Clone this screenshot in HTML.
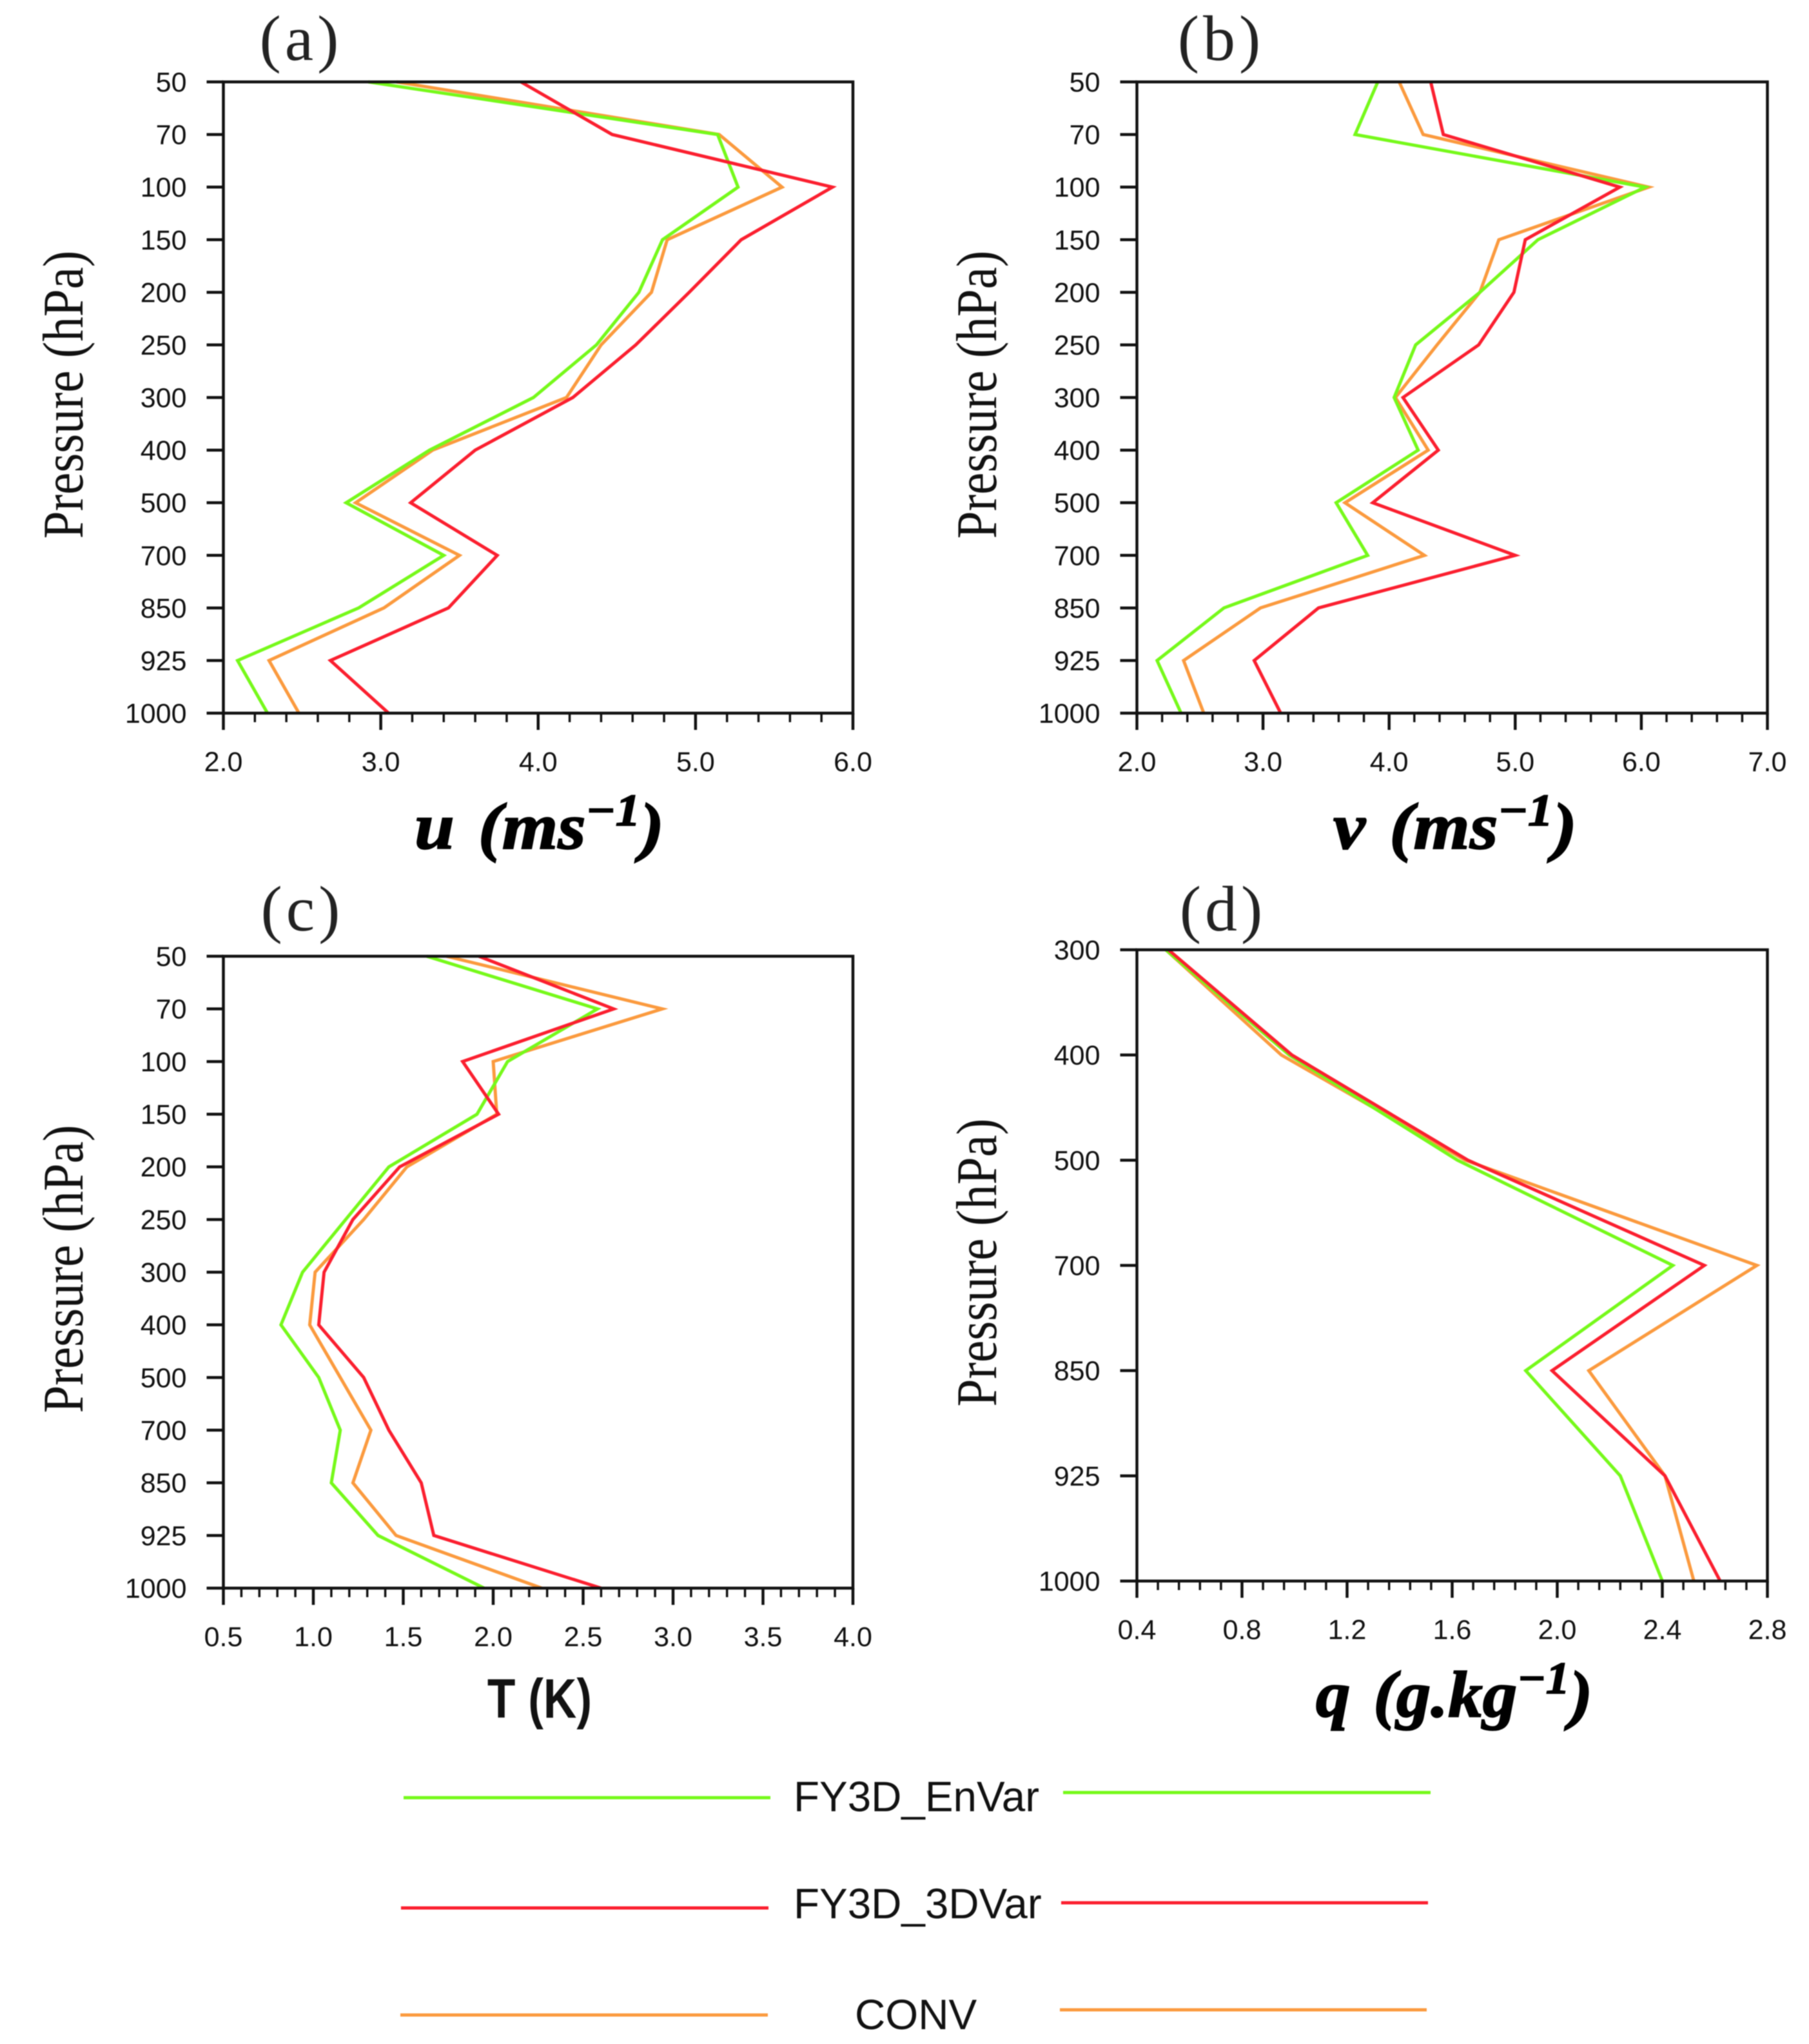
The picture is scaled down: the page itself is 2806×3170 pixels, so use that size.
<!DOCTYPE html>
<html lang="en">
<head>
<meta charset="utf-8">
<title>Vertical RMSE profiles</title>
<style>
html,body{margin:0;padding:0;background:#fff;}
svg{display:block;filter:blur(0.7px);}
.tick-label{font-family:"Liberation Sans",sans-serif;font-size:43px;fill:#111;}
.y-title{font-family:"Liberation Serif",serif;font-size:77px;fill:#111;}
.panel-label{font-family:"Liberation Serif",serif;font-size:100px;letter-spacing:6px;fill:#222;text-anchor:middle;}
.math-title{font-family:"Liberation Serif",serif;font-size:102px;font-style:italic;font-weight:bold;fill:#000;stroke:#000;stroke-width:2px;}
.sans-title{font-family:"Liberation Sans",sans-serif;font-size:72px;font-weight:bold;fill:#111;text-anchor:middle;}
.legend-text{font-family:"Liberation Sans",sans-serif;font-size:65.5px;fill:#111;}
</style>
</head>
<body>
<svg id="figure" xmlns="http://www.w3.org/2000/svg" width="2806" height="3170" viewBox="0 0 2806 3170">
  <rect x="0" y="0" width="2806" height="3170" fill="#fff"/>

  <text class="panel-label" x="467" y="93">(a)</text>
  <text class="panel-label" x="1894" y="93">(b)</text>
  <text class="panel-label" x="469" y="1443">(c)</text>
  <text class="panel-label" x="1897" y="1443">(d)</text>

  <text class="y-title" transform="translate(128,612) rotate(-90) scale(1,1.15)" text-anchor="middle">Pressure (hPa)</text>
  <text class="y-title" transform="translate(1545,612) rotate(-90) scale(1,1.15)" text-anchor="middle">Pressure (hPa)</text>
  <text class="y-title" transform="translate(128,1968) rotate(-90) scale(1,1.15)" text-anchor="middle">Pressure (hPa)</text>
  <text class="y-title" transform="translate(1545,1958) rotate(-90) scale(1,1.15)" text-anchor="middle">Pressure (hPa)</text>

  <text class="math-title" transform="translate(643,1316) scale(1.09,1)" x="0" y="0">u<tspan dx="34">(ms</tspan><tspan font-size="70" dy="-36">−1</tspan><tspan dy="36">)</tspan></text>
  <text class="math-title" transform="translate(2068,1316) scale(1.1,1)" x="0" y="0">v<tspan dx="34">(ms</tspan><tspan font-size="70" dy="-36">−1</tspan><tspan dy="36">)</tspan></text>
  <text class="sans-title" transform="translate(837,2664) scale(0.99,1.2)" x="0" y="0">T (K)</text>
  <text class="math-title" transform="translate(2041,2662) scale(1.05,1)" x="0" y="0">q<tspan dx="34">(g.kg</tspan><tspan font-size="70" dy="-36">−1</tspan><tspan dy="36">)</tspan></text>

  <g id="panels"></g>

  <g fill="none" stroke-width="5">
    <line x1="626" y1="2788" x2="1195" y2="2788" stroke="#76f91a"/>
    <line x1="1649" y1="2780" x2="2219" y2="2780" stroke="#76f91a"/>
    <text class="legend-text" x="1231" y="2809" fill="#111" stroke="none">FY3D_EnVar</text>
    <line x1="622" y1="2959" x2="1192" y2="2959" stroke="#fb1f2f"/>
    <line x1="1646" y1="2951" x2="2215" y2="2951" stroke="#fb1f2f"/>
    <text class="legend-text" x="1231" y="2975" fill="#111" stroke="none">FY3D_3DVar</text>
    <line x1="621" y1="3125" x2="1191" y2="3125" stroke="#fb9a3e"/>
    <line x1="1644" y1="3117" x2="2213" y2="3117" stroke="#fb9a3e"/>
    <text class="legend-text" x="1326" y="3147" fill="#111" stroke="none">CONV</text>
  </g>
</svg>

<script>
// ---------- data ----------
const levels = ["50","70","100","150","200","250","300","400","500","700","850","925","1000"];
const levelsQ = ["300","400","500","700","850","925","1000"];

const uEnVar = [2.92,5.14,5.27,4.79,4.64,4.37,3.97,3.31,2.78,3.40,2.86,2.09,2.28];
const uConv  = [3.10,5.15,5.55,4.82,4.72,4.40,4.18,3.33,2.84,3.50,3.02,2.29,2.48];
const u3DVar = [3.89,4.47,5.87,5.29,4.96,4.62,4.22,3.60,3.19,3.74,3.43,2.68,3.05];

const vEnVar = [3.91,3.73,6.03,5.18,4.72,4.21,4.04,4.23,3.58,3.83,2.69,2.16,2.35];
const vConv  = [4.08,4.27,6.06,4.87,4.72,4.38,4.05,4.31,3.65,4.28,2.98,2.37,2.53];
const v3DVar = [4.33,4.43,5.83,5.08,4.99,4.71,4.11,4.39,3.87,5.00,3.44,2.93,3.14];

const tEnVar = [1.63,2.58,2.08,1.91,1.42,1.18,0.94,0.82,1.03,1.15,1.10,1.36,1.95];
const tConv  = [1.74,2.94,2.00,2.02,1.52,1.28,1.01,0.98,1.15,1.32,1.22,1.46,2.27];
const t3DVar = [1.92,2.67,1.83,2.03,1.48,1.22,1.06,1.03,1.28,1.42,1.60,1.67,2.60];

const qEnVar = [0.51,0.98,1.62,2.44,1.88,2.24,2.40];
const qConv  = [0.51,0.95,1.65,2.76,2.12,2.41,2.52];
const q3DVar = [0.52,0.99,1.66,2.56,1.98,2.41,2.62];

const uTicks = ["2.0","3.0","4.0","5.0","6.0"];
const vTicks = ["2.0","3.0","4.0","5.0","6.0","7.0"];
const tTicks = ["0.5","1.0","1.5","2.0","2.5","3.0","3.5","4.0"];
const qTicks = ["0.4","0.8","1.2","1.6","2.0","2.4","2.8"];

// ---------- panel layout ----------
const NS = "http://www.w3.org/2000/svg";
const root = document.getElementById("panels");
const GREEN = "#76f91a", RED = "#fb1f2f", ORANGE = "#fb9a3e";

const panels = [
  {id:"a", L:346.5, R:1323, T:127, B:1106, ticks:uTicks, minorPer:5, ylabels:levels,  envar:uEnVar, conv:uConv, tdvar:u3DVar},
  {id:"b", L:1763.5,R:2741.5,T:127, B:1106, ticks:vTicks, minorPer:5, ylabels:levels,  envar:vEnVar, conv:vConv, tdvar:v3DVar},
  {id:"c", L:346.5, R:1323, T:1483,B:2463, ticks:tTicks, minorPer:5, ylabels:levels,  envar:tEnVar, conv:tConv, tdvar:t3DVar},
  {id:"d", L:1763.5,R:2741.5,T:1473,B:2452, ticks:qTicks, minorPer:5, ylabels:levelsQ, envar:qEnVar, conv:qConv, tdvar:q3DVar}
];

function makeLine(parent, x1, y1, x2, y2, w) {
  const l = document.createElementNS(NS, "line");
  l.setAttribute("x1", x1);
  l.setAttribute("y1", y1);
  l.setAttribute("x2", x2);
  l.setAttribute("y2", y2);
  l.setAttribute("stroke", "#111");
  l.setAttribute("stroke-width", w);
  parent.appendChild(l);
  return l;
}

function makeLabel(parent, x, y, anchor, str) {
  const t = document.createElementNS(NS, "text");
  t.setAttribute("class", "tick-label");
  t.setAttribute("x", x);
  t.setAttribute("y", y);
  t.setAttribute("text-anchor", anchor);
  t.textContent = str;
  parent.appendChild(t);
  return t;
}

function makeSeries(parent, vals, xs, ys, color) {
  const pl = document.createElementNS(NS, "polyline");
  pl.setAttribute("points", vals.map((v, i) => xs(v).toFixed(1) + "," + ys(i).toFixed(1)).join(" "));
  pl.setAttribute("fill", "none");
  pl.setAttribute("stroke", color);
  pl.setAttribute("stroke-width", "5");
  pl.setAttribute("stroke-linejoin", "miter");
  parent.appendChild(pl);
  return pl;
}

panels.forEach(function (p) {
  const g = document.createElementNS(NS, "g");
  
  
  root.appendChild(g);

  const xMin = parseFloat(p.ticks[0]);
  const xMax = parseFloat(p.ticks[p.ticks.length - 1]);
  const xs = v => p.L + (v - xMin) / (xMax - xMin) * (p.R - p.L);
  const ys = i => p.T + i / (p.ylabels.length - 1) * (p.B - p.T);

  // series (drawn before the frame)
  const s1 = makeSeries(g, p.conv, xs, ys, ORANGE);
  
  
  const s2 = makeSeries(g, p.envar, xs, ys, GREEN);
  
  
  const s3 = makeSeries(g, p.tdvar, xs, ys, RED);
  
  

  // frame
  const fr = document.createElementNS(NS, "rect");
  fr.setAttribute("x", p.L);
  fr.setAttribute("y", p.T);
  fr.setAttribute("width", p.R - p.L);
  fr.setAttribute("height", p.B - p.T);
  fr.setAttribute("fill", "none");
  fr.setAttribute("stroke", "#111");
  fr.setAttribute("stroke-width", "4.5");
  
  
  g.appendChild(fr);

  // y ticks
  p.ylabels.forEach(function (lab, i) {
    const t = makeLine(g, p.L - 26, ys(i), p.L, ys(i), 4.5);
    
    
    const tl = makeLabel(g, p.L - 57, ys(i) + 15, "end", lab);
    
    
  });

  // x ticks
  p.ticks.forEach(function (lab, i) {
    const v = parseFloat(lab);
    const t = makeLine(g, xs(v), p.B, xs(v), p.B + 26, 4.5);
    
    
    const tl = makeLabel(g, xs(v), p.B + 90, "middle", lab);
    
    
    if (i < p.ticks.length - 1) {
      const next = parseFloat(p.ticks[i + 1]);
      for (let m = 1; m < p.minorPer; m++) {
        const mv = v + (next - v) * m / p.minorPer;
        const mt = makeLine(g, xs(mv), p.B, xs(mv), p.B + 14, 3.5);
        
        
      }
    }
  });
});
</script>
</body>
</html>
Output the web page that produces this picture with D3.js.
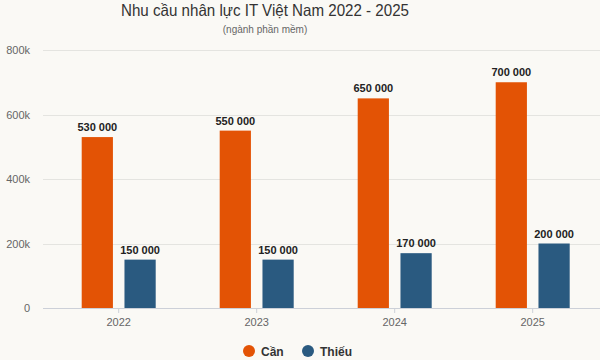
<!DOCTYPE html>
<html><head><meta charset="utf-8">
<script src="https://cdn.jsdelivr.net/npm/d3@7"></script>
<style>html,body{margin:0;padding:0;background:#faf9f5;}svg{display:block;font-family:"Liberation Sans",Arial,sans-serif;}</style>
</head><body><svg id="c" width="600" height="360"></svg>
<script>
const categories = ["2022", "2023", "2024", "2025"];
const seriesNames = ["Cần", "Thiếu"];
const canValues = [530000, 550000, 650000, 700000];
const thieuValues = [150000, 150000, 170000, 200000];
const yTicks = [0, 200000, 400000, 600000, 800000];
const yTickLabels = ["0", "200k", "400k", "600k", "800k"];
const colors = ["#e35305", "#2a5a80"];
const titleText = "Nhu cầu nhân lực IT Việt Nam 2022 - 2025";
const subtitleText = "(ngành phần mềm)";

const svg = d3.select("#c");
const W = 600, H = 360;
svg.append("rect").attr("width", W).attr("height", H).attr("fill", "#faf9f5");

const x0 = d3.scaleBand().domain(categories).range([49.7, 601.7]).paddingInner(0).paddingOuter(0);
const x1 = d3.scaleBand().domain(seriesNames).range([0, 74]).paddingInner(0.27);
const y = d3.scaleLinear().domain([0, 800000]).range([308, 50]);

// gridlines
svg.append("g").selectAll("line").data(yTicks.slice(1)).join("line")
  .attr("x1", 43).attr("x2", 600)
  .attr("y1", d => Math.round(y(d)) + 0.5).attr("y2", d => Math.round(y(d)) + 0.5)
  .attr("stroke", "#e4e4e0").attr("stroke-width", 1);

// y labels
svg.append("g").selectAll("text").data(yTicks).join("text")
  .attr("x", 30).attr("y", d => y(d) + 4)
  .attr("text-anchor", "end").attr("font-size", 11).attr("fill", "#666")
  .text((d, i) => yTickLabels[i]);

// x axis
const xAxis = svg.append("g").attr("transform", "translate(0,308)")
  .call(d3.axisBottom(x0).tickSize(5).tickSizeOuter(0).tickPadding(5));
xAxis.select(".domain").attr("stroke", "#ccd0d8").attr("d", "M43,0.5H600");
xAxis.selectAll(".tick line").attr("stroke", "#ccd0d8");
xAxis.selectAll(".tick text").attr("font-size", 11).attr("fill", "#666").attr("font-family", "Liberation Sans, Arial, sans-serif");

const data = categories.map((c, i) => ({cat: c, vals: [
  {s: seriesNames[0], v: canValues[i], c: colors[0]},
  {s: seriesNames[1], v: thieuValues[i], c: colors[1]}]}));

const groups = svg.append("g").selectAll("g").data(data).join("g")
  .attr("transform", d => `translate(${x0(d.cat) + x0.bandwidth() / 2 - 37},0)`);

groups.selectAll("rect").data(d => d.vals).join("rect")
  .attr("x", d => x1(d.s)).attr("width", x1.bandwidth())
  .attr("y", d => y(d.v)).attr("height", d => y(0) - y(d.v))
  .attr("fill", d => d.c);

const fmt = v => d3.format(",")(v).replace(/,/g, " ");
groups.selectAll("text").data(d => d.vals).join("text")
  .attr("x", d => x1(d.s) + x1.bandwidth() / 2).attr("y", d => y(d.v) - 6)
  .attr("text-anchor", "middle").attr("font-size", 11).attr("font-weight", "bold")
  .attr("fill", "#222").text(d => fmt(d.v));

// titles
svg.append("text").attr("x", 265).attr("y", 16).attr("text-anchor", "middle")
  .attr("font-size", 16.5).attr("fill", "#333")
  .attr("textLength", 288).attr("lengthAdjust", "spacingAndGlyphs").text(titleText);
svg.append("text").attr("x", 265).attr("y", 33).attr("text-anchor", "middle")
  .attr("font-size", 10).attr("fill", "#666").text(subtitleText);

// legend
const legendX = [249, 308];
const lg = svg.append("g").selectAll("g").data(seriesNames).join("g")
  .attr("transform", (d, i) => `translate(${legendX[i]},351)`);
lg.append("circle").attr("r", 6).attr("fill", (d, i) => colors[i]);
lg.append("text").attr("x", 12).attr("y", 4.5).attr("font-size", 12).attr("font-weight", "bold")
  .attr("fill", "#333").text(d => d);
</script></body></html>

#####

**Given request**
In the listing above, find the lines holding the word "picture" and copy them.

**Task output**
The picture is scaled down: the page itself is 2806×3170 pixels, so use that size.
Output the web page that produces this picture with D3.js.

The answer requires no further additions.